**Goal of the exercise**
Extract the lines that hold the string "matplotlib".

**Provided material**

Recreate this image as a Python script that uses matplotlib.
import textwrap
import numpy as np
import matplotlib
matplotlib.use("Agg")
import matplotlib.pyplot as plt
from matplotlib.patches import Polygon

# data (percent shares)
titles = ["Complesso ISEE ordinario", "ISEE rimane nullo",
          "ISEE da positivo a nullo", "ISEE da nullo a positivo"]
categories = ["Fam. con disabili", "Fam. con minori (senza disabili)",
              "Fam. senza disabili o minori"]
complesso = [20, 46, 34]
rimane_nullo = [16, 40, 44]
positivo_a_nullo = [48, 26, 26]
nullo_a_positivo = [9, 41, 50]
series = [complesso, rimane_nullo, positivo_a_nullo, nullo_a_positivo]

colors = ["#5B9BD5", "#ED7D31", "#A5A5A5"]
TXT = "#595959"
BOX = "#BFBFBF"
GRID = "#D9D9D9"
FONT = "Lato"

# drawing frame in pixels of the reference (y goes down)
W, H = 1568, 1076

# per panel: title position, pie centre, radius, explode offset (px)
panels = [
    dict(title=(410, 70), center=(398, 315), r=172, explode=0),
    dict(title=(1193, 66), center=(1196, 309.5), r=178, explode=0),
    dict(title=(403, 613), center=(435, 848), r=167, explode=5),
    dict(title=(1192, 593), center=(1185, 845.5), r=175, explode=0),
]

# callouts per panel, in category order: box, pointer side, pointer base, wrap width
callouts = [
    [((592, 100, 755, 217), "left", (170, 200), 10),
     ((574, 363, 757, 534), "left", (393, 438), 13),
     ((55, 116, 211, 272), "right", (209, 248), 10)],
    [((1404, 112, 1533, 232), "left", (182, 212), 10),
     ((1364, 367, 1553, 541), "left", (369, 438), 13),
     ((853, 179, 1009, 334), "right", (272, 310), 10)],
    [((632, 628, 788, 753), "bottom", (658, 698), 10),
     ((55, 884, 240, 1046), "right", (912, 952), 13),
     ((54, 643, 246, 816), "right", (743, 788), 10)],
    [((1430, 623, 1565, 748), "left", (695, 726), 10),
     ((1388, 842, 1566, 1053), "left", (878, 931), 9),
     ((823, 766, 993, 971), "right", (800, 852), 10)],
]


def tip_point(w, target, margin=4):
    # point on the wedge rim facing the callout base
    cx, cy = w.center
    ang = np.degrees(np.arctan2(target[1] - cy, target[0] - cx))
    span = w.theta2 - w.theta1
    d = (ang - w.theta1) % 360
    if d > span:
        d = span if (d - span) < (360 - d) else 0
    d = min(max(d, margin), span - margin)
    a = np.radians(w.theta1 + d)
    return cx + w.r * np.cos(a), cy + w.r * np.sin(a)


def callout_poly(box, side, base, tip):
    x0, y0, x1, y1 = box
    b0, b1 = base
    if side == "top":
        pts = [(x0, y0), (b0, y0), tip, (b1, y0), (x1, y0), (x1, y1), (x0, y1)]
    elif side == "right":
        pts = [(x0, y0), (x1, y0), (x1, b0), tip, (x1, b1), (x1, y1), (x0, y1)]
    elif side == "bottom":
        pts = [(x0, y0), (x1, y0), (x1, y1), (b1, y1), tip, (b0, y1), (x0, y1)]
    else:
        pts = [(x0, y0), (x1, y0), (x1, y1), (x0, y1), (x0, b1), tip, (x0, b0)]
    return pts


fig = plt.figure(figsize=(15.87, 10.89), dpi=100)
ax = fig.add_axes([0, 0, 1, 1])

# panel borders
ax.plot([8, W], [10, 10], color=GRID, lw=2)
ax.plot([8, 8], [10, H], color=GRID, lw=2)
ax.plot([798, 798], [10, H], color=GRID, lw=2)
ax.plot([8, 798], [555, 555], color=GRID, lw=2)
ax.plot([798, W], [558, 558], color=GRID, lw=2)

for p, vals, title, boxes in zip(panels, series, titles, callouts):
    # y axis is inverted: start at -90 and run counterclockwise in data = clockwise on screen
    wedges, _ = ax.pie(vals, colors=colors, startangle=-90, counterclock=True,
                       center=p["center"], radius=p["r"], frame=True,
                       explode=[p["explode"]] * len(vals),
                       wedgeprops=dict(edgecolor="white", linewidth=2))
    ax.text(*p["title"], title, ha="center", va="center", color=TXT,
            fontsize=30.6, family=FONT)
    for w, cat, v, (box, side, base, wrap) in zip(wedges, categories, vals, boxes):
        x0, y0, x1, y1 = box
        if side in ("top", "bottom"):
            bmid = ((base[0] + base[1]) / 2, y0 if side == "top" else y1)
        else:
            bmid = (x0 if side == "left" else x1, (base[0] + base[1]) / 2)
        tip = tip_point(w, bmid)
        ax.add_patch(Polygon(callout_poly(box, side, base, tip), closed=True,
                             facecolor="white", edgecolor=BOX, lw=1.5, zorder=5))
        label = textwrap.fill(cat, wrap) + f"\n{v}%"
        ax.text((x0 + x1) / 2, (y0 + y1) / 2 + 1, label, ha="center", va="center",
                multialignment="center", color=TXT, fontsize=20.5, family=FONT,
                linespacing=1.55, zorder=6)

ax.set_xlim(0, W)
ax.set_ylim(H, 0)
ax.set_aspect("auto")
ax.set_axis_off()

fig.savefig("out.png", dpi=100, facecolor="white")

**Output of the task**
Recreate this image as a Python script that uses matplotlib.
import matplotlib
matplotlib.use("Agg")
import matplotlib.pyplot as plt
from matplotlib.patches import Polygon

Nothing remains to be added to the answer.